Cast: Tono Brtko Jozef Króner
Mrs. Lautmann Ida Kaminská
Evelina, Tono's wife Hana Slivková
Marcus, the brother-in-law Frantisek Zvarík
Mr. Kuchar Martin Hollý

Directors Kadár and Klos worked as a team from 1952 until 1969, when Kadár went into exile following the crushing of the "Prague Spring" and the suppression of Czech film's "New Wave". Klos (born in Brno in 1910) was writing film scripts as early as the 1930's; after the war he was among those who planned the nationalization of the Czechoslovak film industry, and he taught at Prague's famous film school FAMU, where Kadár studied. Kadár (born in Budapest in 1918) first worked in Slovakia but moved to Prague around 1950; he was Jewish, but not self-consciously so (he says) at the time he made The Shop on Main Street. The two men's joint films got them in trouble several times in the 1950's. This is their best-known film, not least because it won an Academy Award, the first ever for a Czech film.

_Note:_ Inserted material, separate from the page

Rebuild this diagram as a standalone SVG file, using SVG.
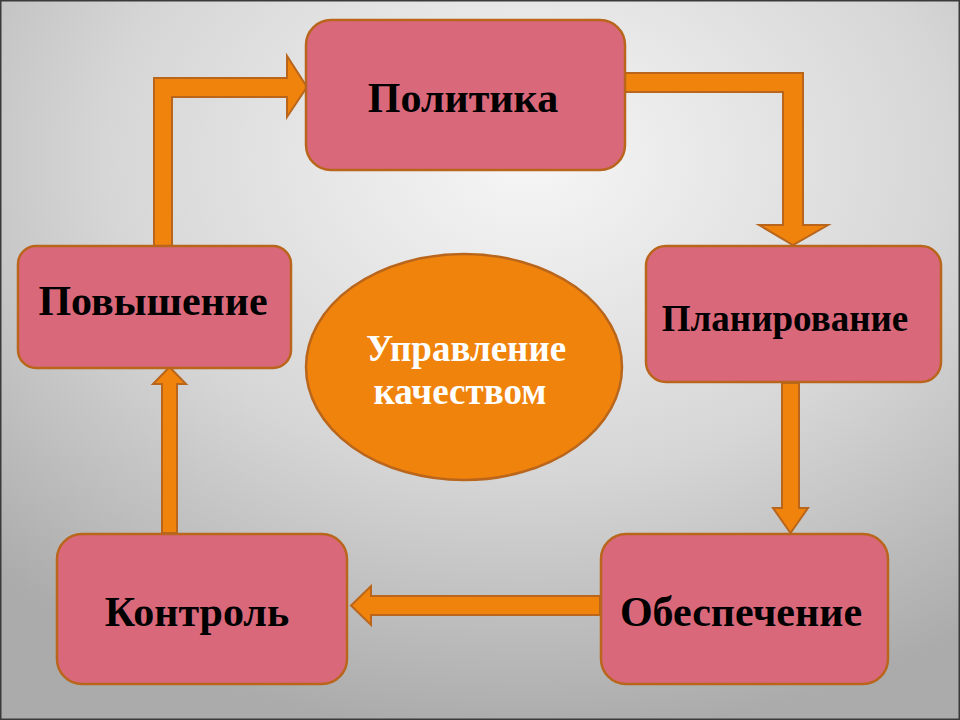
<svg xmlns="http://www.w3.org/2000/svg" width="960" height="720" viewBox="0 0 960 720">
  <defs>
    <radialGradient id="bg" cx="0.55" cy="0.22" r="0.8" fx="0.55" fy="0.22">
      <stop offset="0" stop-color="#f6f6f6"/>
      <stop offset="0.55" stop-color="#d6d6d6"/>
      <stop offset="1" stop-color="#ababab"/>
    </radialGradient>
  </defs>
  <style>
    .box { fill: #d9697a; stroke: #b9661c; stroke-width: 2.5; }
    .arrow { fill: #f0830b; stroke: #b9661c; stroke-width: 2; stroke-linejoin: miter; }
    .lbl { font-family: "Liberation Serif", "Times New Roman", serif; font-weight: bold; font-size: 42px; fill: #000; text-anchor: middle; }
    .center { fill: #f0830b; stroke: #b9661c; stroke-width: 2.5; }
    .clbl { font-family: "Liberation Serif", "Times New Roman", serif; font-weight: bold; font-size: 37px; fill: #ffffff; text-anchor: middle; }
  </style>
  <rect x="0" y="0" width="960" height="720" fill="url(#bg)"/>
  <rect x="0.75" y="0.75" width="958.5" height="718.5" fill="none" stroke="#3a3a3a" stroke-width="1.5"/>

  <g id="connectors">
    <polygon class="arrow" points="154,247 154,78 287,78 287,56 307,87 287,117 287,97 172,97 172,247"/>
    <polygon class="arrow" points="623,73 803,73 803,225 828,225 793,245 759,225 783,225 783,92 623,92"/>
    <polygon class="arrow" points="782,383 799,383 799,508 808,508 790.5,533 773,508 782,508"/>
    <polygon class="arrow" points="600,596 600,615 371,615 371,625 351,605.5 371,586 371,596"/>
    <polygon class="arrow" points="162,533 162,384 153,384 169.5,367 186,384 177,384 177,533"/>
  </g>

  <g id="node-politika">
    <rect class="box" x="306" y="20" width="319" height="150" rx="25"/>
    <text class="lbl" x="463" y="112">Политика</text>
  </g>
  <g id="node-povyshenie">
    <rect class="box" x="18" y="246" width="273" height="122" rx="18"/>
    <text class="lbl" x="153" y="315">Повышение</text>
  </g>
  <g id="node-planirovanie">
    <rect class="box" x="646" y="246" width="295" height="136" rx="20"/>
    <text class="lbl" x="785" y="331" style="font-size:37px">Планирование</text>
  </g>
  <g id="node-obespechenie">
    <rect class="box" x="601" y="534" width="287" height="150" rx="25"/>
    <text class="lbl" x="741" y="626">Обеспечение</text>
  </g>
  <g id="node-kontrol">
    <rect class="box" x="57" y="534" width="290" height="150" rx="25"/>
    <text class="lbl" x="197" y="626">Контроль</text>
  </g>
  <g id="node-center">
    <ellipse class="center" cx="464" cy="367" rx="158" ry="113"/>
    <text class="clbl" x="466" y="361">Управление</text>
    <text class="clbl" x="460" y="404">качеством</text>
  </g>
</svg>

The setting: The story, from a novel by Ladislav Grosman, takes place in 1942 in an unnamed Slovakian town. (The language of the film is therefore Slovak, a distinct language from Czech.) In March 1939 Slovakia had become a separate state when Nazi Germany took over the remnants of the Czech lands (six months after the Munich Agreement that stripped the German-inhabited lands off Czechoslovakia). Nominally independent, Slovakia was in fact a puppet state that eagerly did Germany's bidding and imitated the Nazi system in numerous ways, instituting the uniformed "Hlinka Guard" (in imitation of the SA) and the practice of "Aryan controllers" who in effect took over Jewish-owned small businesses. The governing Slovak People's Party (strongly Catholic, and led during the war by Monsignor Jozef Tiso) had long been outspokenly anti-Semitic, and it was the first of Nazi Germany's East European satellites to offer up its Jews for the Nazi program of "resettlement" in Poland.

To look for:

1) Music is important in this film. There isn't much, but when it comes, it has something to say.

2) There is one big, unmistakable symbol in the film, the tower. Try to figure it out.

3) The cinematography is by no means as simple as the story. Watch for artful camera angles and camera movements, shots in mirrors and through glass, and so on. What do they contribute to the film?